Chemical engineer Sathish Swaminathan was pursuing a PhD at the Indian Institute of Technology Madras (IIT Madras) in 2019 when he began exploring mobile monitoring of Chennai's air quality. Swaminathan and his colleagues installed a sensor aboard a van that moved across the city for nearly 24 hours a day for a month. The sensor recorded concentrations of particles tinier than 2.5 microns (PM2.5), small enough to go deep into the lungs. The observations yielded predicted pollution hotspots, such as traffic junctions during peak travel hours. But they also noted some non-intuitive patterns; for instance, a daily hotspot at 3 a.m., which turned out to be the site of a milk factory loading trucks for early morning deliveries.
The researchers wanted to connect those PM2.5 patterns to the city's local conditions and understand how pollution changes over time. The conventional way to do this would be to feed in all initial conditions that influence air quality and solve hundreds of differential equations that describe air flow and its effects on PM2.5 concentrations. "This conventional approach is computationally very intensive," says Swaminathan, currently a postdoctoral research scientist in the lab of V. Faye McNeill, Professor of Chemical Engineering and Professor of Earth and Environmental Sciences at Columbia University, New York. "It would typically take an hour or two to generate a forecast, including the time taken to set up the initial conditions." So, Swaminathan and his collaborators in India and the U.S. developed an alternative method in which they replaced the differential equations with interconnected "agents" representing different parts of the city.
They divided a 15-sq-km area of Chennai into 22 such agents.
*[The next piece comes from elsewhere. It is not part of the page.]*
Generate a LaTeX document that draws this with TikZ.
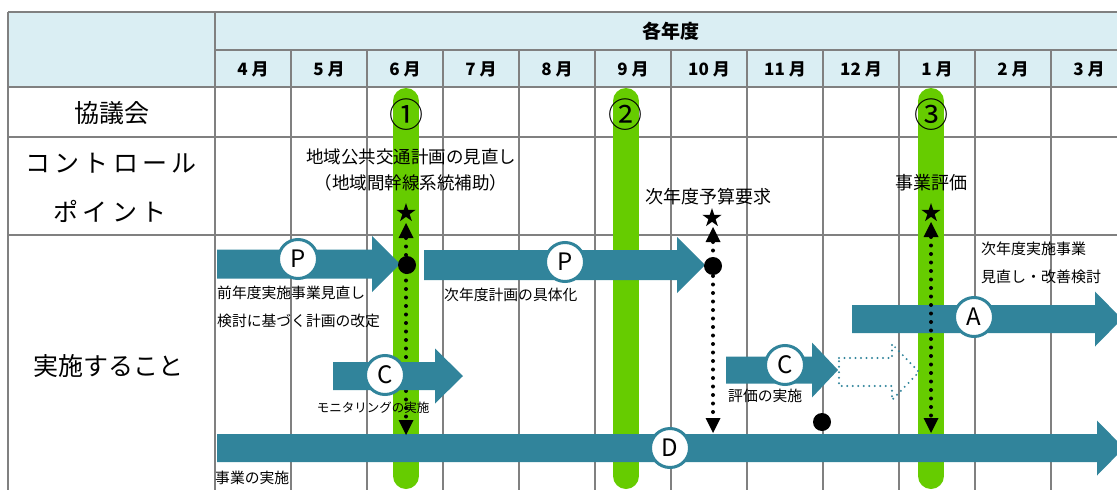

Each agent behaves as an autonomous entity governed by mass-transfer rules. "Every agent can receive pollution, send out pollution, or generate pollution," says Raghunathan Rengaswamy, Professor of Data Science and AI at IIT Madras. The interconnections between the agents model how pollution moves between different parts of the city. The technology attempts to combine the strengths of two different approaches traditionally used in air-quality forecasting. Conventional physics-based simulations are robust because they incorporate atmospheric physics and chemistry, but they require enormous computational power. Data-driven approaches are computationally easier, but often behave like "black boxes" that identify statistical patterns without explaining the underlying physical processes.
"The proposed agent-based model leverages the best of both worlds," says Swaminathan. "It borrows the simplicity of data-driven methods and incorporates fundamental physics in the form of a mass balance." Because the framework abstracts only the most important physics governing pollution movement, the forecasting process takes just 3-5 minutes, compared with at least an hour often required for conventional simulations, potentially making near-real-time forecasting feasible.
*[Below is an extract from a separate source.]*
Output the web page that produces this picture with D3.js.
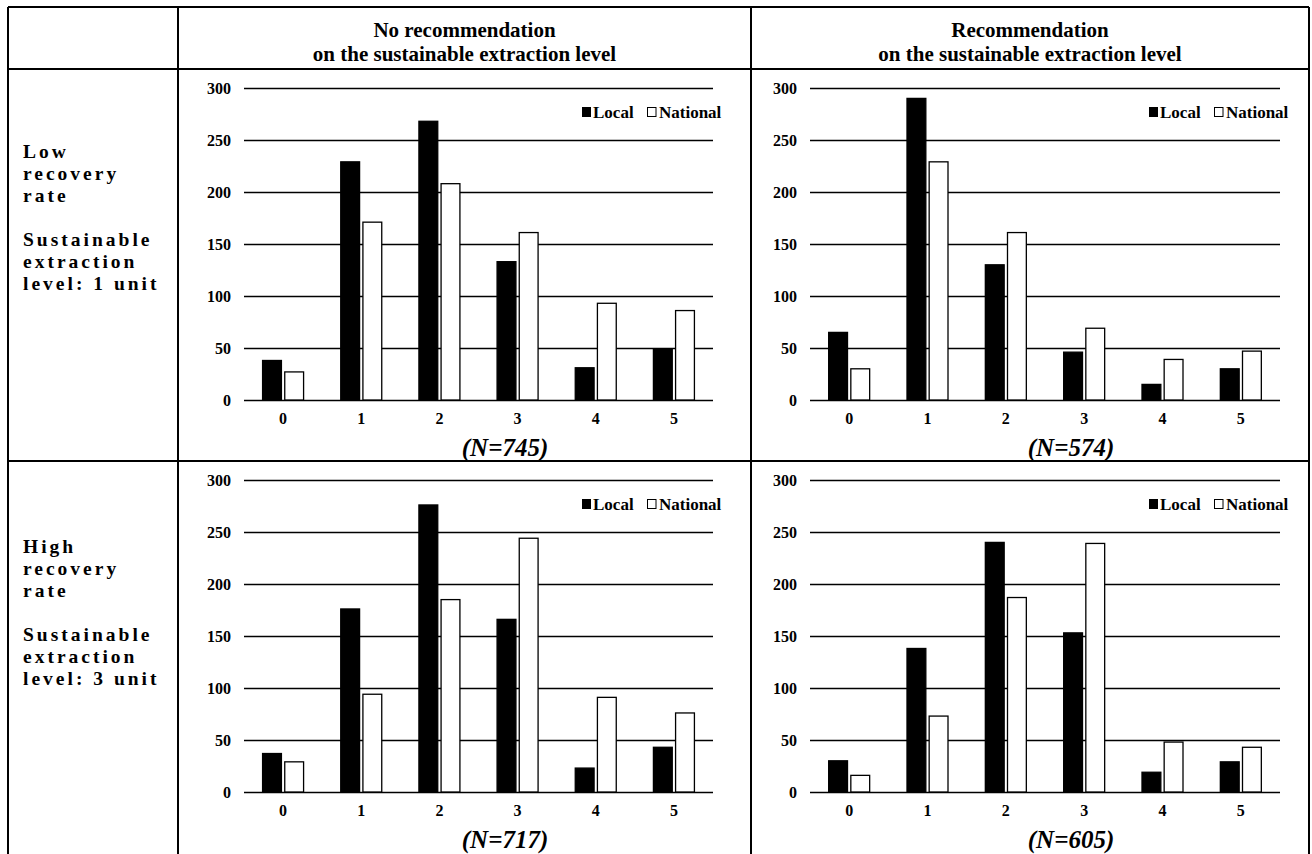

The model allows different neighbourhood-scale agents to exchange pollution with one another based on real-world factors such as wind direction, traffic density, meteorology and land use. "Air pollution is spatio-temporal in nature and is affected by distance as well as time," Swaminathan says. "The agent-agent interactions consider spatio-temporal dynamics of pollution exchange and hence provide robust forecasting mechanisms."
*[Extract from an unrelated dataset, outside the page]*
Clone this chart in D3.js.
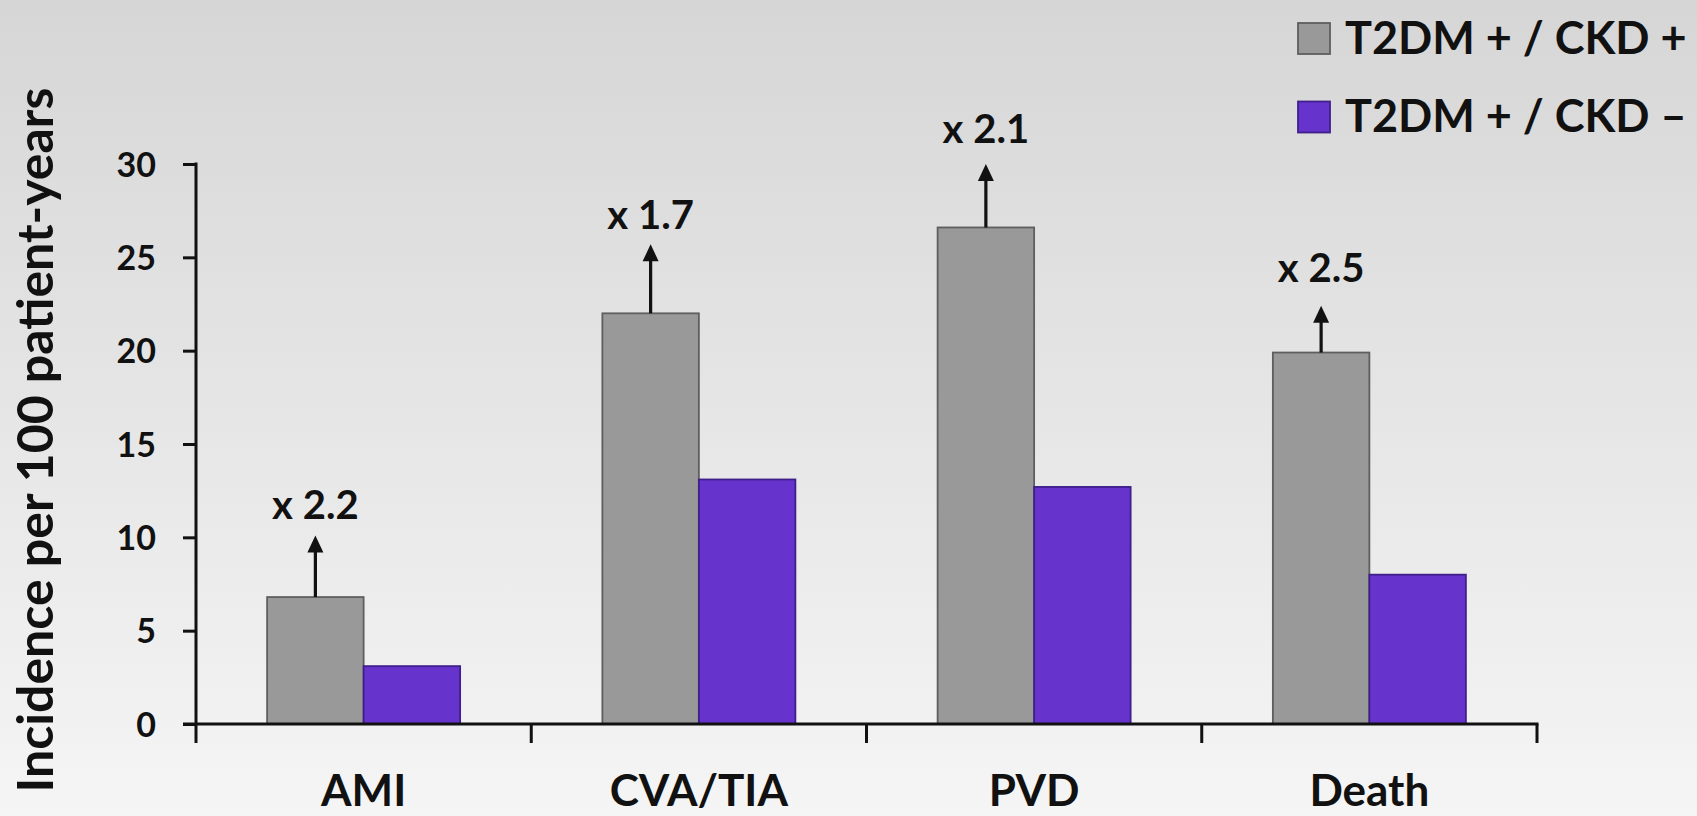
<!DOCTYPE html>
<html>
<head>
<meta charset="utf-8">
<script src="https://cdn.jsdelivr.net/npm/d3@7"></script>
<style>
  html, body { margin: 0; padding: 0; background: #ffffff; }
  svg { display: block; font-family: Lato, "Open Sans", sans-serif; }
</style>
</head>
<body>
<svg id="chart" width="1697" height="816"></svg>
<script>
// Incidence per 100 patient-years by outcome
const categories = ["AMI", "CVA/TIA", "PVD", "Death"];
const series = ["T2DM + / CKD +", "T2DM + / CKD \u2013"];
const ckdPositive = [6.8, 22.0, 26.6, 19.9];
const ckdNegative = [3.1, 13.1, 12.7, 8.0];
// Arrow tips and ratio annotations above the CKD+ bars
const arrowTop = [10.1, 25.7, 30.0, 22.4];
const ratioLabels = ["x 2.2", "x 1.7", "x 2.1", "x 2.5"];
const ratioLabelAt = [11.0, 26.5, 31.1, 23.7];
const yTicks = [0, 5, 10, 15, 20, 25, 30];
const seriesColors = ["#999999", "#6633cc"];
const seriesStrokes = ["#5e5e5e", "#3f1f8a"];

const W = 1697, H = 816;
const svg = d3.select("#chart");

// soft vertical background shading
const defs = svg.append("defs");
const grad = defs.append("linearGradient").attr("id", "bg")
  .attr("x1", 0).attr("y1", 0).attr("x2", 0).attr("y2", 1);
grad.append("stop").attr("offset", "0%").attr("stop-color", "#d6d6d6");
grad.append("stop").attr("offset", "100%").attr("stop-color", "#f5f5f5");
svg.append("rect").attr("width", W).attr("height", H).attr("fill", "url(#bg)");

const plotLeft = 196, plotRight = 1537, plotTop = 164, plotBottom = 724;

const x = d3.scaleBand().domain(categories).range([plotLeft, plotRight]).padding(0);
const xs = d3.scaleBand().domain(series).range([0, x.bandwidth()])
  .paddingInner(0).paddingOuter(0.737);
const y = d3.scaleLinear().domain([0, 30]).range([plotBottom, plotTop]);

const rows = categories.map((c, i) => ({
  cat: c,
  vals: [ckdPositive[i], ckdNegative[i]],
  tip: arrowTop[i],
  label: ratioLabels[i],
  labelAt: ratioLabelAt[i]
}));

// bars
const groups = svg.append("g").selectAll("g").data(rows).join("g")
  .attr("transform", d => `translate(${x(d.cat)},0)`);

groups.selectAll("rect")
  .data(d => d.vals.map((v, j) => ({ s: series[j], v, j })))
  .join("rect")
  .attr("x", d => xs(d.s))
  .attr("width", xs.bandwidth())
  .attr("y", d => y(d.v))
  .attr("height", d => y(0) - y(d.v))
  .attr("fill", d => seriesColors[d.j])
  .attr("stroke", d => seriesStrokes[d.j])
  .attr("stroke-width", 1.8);

// arrows rising from the CKD+ bars
const headLen = 17, headHalf = 8;
groups.each(function (d) {
  const g = d3.select(this);
  const cx = xs(series[0]) + xs.bandwidth() / 2;
  const yTip = y(d.tip);
  g.append("line")
    .attr("x1", cx).attr("x2", cx)
    .attr("y1", y(d.vals[0])).attr("y2", yTip + headLen - 2)
    .attr("stroke", "#111").attr("stroke-width", 3.2);
  g.append("path")
    .attr("d", `M${cx},${yTip} L${cx - headHalf},${yTip + headLen} L${cx + headHalf},${yTip + headLen} Z`)
    .attr("fill", "#111");
  g.append("text")
    .attr("x", cx).attr("y", y(d.labelAt))
    .attr("text-anchor", "middle")
    .attr("font-weight", 700).attr("font-size", 40)
    .attr("fill", "#111")
    .text(d.label);
});

// y axis
const yAxis = svg.append("g")
  .attr("transform", `translate(${plotLeft},0)`)
  .call(d3.axisLeft(y).tickValues(yTicks).tickSize(13).tickSizeOuter(0).tickPadding(27));
yAxis.select(".domain").remove();
yAxis.selectAll(".tick line").attr("stroke", "#111").attr("stroke-width", 3);
yAxis.selectAll(".tick text")
  .attr("font-family", "Lato, sans-serif")
  .attr("font-size", 34).attr("font-weight", 700).attr("fill", "#111")
  .attr("dy", "0.36em");
svg.append("line")
  .attr("x1", plotLeft).attr("x2", plotLeft)
  .attr("y1", y(30) - 1.5).attr("y2", plotBottom + 19)
  .attr("stroke", "#111").attr("stroke-width", 3);

// x axis with ticks at band boundaries
svg.append("line")
  .attr("x1", plotLeft - 13).attr("x2", plotRight + 1.5)
  .attr("y1", plotBottom).attr("y2", plotBottom)
  .attr("stroke", "#111").attr("stroke-width", 3);
const boundaries = categories.map(c => x(c)).concat([x.range()[1]]);
svg.append("g").selectAll("line").data(boundaries.slice(1)).join("line")
  .attr("x1", d => d).attr("x2", d => d)
  .attr("y1", plotBottom).attr("y2", plotBottom + 19)
  .attr("stroke", "#111").attr("stroke-width", 3);
svg.append("g").selectAll("text").data(categories).join("text")
  .attr("x", d => x(d) + x.bandwidth() / 2)
  .attr("y", 806)
  .attr("text-anchor", "middle")
  .attr("font-weight", 700).attr("font-size", 44)
  .attr("fill", "#111")
  .text(d => d);

// y axis title
svg.append("text")
  .attr("transform", "translate(53,440) rotate(-90)")
  .attr("text-anchor", "middle")
  .attr("font-weight", 700).attr("font-size", 50)
  .attr("fill", "#111")
  .text("Incidence per 100 patient-years");

// legend
const legend = svg.append("g").selectAll("g").data(series).join("g")
  .attr("transform", (d, i) => `translate(1298,${23 + i * 78.5})`);
legend.append("rect")
  .attr("width", 32).attr("height", 31)
  .attr("fill", (d, i) => seriesColors[i])
  .attr("stroke", (d, i) => seriesStrokes[i])
  .attr("stroke-width", 1.8);
legend.append("text")
  .attr("x", 47).attr("y", 30.5)
  .attr("font-weight", 700).attr("font-size", 45)
  .attr("fill", "#111")
  .text(d => d);
</script>
</body>
</html>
The researchers say the work could eventually support route recommendations based on pollution exposure rather than travel time alone. Earlier work from the group (bit.ly/Route-Variation) had suggested that pollution exposure can vary significantly from one route to another connecting the same two destinations, and that it can also vary across different times of day. The new forecasting approach, Swaminathan says, provides "a systematic method to quantify that exposure" and identify routes with the least pollution burden. Such applications may be especially relevant in countries where large numbers of commuters travel on two-wheelers and remain directly exposed to outdoor air.